→ **PROBLEM REQUIREMENTS**:
Write out every line below that includes the word "with".

→ **AVAILABLE DATA**:

========================================

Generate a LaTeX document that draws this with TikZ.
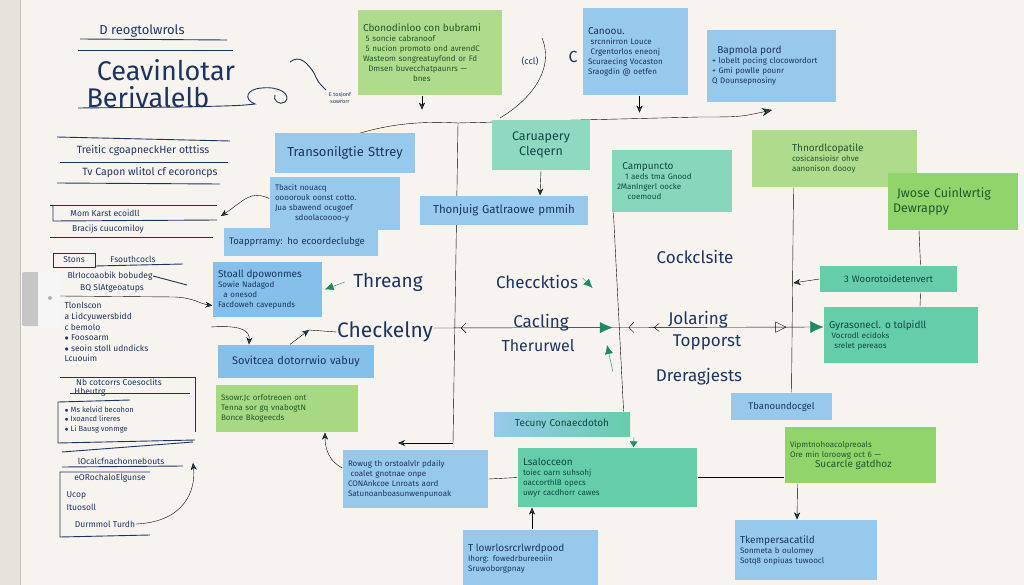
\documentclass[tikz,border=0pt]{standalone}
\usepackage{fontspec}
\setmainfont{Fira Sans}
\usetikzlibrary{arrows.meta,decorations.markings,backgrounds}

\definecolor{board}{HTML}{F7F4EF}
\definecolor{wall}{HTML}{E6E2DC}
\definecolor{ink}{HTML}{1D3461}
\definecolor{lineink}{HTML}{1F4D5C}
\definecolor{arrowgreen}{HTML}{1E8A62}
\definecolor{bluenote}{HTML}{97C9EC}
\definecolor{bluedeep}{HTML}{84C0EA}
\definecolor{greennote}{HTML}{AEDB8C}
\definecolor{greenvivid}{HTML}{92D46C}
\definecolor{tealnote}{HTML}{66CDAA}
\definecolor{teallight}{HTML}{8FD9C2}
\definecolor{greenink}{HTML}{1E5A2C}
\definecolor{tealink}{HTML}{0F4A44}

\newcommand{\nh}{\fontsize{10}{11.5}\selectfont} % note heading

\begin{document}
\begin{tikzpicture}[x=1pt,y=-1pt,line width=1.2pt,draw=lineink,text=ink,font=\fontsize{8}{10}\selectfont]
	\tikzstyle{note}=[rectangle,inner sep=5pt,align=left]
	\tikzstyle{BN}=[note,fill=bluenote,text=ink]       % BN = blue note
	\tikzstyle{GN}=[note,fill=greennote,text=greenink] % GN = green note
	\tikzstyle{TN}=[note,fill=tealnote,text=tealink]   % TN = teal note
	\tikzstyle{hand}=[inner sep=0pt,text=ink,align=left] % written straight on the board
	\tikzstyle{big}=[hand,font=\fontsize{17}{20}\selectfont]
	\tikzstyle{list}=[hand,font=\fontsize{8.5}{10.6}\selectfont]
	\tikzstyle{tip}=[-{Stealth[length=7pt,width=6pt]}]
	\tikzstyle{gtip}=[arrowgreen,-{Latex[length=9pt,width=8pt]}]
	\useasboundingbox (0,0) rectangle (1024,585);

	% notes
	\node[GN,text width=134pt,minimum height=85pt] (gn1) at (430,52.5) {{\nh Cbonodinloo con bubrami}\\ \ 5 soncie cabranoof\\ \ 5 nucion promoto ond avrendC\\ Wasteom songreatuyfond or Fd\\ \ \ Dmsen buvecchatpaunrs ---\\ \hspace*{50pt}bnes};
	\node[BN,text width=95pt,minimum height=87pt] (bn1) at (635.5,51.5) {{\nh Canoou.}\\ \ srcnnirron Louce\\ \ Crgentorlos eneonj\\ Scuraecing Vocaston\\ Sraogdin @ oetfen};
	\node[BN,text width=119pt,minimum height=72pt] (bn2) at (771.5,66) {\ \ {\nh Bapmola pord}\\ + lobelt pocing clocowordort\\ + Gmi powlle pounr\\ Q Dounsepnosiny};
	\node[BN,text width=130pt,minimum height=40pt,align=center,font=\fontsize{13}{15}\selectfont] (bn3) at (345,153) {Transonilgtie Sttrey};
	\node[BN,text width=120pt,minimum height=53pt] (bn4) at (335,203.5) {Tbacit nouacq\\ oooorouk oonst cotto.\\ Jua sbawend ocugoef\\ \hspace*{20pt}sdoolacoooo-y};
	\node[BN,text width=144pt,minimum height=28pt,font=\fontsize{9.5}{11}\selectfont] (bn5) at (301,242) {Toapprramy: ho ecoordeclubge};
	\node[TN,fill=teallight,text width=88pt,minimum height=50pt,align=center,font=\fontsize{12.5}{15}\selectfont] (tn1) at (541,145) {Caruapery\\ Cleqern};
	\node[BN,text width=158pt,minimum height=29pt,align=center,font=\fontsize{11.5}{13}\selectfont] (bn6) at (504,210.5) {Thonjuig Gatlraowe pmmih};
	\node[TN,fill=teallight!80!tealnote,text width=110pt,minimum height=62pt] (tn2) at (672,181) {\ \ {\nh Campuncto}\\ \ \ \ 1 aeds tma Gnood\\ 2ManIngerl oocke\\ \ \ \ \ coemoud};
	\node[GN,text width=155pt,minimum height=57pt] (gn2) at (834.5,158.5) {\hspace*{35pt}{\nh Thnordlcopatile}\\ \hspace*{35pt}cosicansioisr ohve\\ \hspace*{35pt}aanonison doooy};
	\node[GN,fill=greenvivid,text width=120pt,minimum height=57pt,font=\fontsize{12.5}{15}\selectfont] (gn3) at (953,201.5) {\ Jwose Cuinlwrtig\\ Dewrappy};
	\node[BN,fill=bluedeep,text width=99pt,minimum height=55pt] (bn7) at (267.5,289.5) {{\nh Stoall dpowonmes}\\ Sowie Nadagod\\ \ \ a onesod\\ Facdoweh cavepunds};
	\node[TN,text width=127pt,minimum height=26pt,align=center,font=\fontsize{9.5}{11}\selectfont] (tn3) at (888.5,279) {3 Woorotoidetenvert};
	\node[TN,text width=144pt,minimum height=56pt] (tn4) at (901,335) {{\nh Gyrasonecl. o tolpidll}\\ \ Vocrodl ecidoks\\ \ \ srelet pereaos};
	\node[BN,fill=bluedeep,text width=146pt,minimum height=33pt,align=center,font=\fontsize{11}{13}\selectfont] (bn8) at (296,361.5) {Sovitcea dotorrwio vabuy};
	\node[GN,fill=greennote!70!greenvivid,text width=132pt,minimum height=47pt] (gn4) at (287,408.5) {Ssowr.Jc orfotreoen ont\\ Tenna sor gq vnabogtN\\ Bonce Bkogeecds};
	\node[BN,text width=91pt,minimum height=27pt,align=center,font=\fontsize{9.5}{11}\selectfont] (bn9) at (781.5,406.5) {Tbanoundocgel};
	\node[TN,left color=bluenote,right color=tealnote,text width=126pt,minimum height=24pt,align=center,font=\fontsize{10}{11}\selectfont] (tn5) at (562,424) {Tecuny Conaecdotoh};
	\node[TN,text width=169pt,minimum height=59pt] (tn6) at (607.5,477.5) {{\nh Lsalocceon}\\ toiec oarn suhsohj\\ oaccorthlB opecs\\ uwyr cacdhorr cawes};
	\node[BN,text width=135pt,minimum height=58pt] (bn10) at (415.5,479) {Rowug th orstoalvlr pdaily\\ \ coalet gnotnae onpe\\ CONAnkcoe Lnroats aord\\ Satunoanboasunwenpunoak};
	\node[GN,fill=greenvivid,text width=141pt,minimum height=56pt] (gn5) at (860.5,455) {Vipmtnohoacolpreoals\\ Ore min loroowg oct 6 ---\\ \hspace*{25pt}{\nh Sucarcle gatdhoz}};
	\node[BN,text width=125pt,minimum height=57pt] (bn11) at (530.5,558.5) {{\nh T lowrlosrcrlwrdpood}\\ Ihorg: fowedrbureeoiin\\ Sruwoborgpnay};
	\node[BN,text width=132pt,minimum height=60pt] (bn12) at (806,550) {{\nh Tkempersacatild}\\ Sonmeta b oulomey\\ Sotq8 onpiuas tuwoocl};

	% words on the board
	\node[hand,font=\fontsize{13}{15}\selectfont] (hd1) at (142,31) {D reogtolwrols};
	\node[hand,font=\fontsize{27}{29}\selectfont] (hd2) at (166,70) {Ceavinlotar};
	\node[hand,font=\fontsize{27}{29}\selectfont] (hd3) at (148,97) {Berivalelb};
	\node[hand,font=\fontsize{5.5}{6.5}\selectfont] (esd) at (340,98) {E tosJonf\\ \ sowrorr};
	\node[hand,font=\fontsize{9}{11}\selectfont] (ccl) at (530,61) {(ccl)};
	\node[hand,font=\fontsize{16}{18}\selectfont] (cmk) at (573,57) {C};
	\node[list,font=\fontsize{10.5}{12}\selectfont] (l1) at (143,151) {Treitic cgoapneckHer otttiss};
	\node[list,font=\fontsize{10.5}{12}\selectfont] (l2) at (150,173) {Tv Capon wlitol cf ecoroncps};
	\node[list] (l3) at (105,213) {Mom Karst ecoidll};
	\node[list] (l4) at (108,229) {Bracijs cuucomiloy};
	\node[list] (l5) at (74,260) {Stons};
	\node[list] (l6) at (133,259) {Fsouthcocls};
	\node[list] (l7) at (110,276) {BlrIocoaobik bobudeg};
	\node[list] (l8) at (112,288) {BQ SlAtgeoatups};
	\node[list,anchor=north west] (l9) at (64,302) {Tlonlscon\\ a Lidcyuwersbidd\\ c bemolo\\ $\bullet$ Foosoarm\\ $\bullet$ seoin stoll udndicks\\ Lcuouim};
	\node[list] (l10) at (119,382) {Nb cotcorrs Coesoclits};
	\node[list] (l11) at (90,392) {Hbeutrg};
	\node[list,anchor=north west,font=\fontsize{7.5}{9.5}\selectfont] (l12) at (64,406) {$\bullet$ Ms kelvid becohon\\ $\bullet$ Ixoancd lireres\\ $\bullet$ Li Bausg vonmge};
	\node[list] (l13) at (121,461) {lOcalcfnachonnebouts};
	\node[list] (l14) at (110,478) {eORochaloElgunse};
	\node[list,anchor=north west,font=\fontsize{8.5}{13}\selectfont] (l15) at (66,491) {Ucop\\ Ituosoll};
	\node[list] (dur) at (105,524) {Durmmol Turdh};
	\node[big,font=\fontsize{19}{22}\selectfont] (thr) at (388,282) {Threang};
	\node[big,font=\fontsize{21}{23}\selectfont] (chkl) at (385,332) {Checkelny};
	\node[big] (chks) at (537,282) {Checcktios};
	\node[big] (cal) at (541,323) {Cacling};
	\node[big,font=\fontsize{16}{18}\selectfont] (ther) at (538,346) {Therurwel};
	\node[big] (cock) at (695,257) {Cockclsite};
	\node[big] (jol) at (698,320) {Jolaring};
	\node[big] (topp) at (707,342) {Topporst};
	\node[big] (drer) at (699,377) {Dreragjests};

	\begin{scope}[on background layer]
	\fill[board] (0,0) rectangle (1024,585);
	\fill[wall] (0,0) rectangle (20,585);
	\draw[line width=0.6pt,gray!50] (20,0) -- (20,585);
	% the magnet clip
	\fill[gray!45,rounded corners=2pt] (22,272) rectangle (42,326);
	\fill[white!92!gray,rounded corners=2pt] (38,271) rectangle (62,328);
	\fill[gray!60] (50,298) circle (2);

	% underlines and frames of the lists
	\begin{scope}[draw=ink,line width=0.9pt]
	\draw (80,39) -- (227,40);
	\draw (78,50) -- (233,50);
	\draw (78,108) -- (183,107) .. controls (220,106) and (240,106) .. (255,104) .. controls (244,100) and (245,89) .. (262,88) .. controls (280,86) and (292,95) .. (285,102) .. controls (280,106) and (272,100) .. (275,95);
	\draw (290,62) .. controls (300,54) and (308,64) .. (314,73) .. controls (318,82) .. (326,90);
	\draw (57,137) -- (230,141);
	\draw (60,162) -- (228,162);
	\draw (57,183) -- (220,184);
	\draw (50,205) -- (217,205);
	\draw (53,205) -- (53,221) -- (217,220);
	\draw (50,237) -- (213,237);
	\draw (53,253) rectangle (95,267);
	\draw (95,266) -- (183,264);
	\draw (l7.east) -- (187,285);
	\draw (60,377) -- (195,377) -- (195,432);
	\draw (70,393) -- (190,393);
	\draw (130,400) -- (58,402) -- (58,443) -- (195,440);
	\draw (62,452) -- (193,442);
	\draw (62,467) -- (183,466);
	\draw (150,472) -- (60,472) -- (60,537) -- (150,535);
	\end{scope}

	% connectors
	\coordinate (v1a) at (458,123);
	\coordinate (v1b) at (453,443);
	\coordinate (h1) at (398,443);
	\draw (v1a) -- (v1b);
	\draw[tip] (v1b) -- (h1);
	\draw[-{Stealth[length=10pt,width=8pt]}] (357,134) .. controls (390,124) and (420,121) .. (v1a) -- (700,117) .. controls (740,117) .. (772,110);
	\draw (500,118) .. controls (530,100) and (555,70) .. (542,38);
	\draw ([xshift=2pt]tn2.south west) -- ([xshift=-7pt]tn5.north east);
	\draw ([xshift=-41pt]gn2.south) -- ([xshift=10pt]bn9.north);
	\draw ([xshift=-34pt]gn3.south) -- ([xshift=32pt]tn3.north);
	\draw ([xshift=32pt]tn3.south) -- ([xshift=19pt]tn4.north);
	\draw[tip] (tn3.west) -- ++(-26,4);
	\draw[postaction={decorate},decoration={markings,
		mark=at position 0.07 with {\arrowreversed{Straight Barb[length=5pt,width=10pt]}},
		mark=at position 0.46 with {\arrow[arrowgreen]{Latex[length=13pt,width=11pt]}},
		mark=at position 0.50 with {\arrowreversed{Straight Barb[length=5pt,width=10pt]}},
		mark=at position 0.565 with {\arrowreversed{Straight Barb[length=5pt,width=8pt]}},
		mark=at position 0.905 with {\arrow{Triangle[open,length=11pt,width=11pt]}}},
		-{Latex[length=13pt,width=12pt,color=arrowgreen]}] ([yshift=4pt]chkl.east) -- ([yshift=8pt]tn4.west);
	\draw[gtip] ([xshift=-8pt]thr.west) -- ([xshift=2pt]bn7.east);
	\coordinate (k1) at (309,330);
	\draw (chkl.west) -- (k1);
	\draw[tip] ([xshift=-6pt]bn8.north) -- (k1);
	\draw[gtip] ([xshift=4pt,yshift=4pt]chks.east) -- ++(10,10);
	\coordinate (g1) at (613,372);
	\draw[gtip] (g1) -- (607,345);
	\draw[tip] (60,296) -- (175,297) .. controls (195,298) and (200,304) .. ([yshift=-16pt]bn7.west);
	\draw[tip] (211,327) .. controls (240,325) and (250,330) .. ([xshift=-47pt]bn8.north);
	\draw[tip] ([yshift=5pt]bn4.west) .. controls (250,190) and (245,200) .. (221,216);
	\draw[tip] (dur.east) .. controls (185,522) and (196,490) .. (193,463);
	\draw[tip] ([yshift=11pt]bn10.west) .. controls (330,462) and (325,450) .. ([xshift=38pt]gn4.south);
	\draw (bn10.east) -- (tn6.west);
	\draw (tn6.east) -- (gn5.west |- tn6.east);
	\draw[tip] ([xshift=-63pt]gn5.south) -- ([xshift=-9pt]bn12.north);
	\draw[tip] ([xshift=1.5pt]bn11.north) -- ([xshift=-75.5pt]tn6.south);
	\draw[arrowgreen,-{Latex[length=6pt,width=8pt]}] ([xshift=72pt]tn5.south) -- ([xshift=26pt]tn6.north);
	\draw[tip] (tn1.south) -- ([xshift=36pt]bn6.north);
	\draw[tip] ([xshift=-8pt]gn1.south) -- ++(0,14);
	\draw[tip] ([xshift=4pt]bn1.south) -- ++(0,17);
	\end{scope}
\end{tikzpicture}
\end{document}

========================================

→ **ANSWER TO THE EXERCISE**:
Generate a LaTeX document that draws this with TikZ.
		mark=at position 0.07 with {\arrowreversed{Straight Barb[length=5pt,width=10pt]}},
		mark=at position 0.46 with {\arrow[arrowgreen]{Latex[length=13pt,width=11pt]}},
		mark=at position 0.50 with {\arrowreversed{Straight Barb[length=5pt,width=10pt]}},
		mark=at position 0.565 with {\arrowreversed{Straight Barb[length=5pt,width=8pt]}},
		mark=at position 0.905 with {\arrow{Triangle[open,length=11pt,width=11pt]}}},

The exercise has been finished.